Mirabeau haïssait le despotisme sous lequel il avait eu à gémir ; Mirabeau flattait le peuple parce qu’il connaissait ses droits, mais Mirabeau eût vendu la cause de ce dernier à la Cour, que ménagent toujours les hommes corrompus qui veulent de l’autorité et à laquelle il voulait se rendre utile parce qu’il ambitionnait le ministère. S’il eût vécu davantage, il n’eût pu éviter d’être connu, et sa réputation se serait flétrie avant sa mort ; il s’éteint encore au lit d’honneur, du moins aux yeux du vulgaire, et c’est un coup de sa bonne fortune. Le commun de l’Assemblée a été étonné de voir disparaître celui dont l’ascendant le dominait si souvent ; les factieux Lameth gémissent, à la manière de César sur la mort de Pompée, en triomphant de se voir délivrer d’un rival qu’ils redoutaient et dont les bons citoyens regrettent le contre-poids à leurs intrigues. Le jour de la mort de Mirabeau, l’Assemblée était occupée de la grande question de l’égalité des partages ou plutôt de la faculté de tester ; en annonçant cet événement, on apprit aussi que Mirabeau avait un travail sur cet objet ; il l’avait remis la veille à l’évêque d’Autun, qui fut prié de le lire. C’était un excellent discours où les meilleurs principes de la justice et de l’égalité étaient développés avec cette vigueur et ces traits saillants qui caractérisaient l’auteur ; ce fut une véritable couronne dont il décora son tombeau.
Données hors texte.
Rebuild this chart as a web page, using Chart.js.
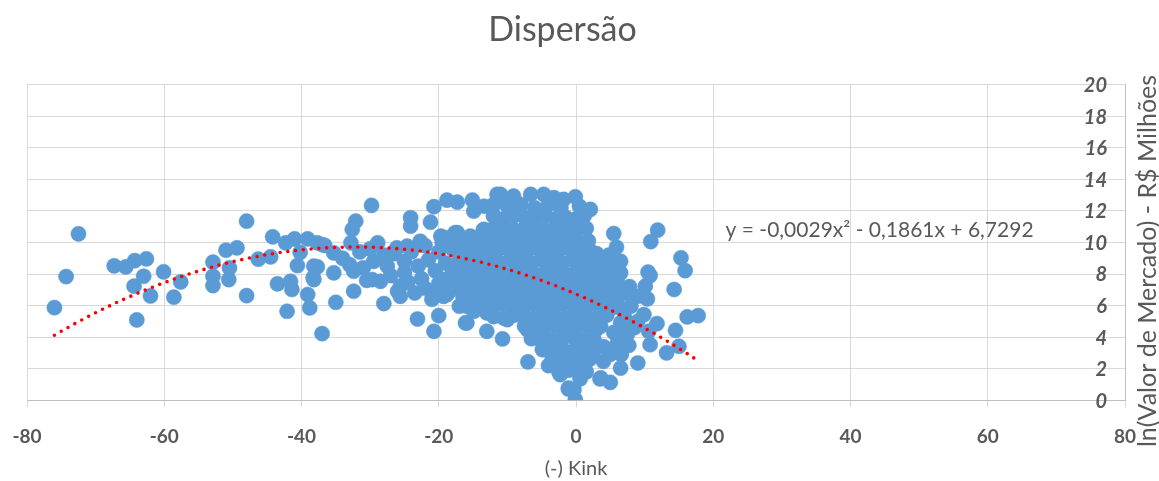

Les patriotes ne purent refuser un soupir à l’homme capable de servir la vérité ; les Noirs frémirent de l’ascendant qu’il exerçait contre eux pour la dernière fois. Cependant, fidèle à son habileté à ménager les esprits, il ne concluait pas à l’abolition de la faculté de tester, quoiqu’elle fût la conséquence rigoureuse

  1. Le veto suspensif avait été voté, le 11 septembre 1789, contre Mirabeau, qui soutenait le veto absolu ; — le décret sur le droit de paix et de guerre, dans la discussion duquel Mirabeau avait d’abord soutenu la prérogative royale, est du 22 mais 1790 : — le décret sur l’organisation du Trésor public, du 18 mars 1791 ; — la loi régence, du 22 au 29 mars 1791 ; — l’affaire des mines, où Mirabeau prononça son dernier discours, fut discutée le 27 mars, six jours avant sa mort.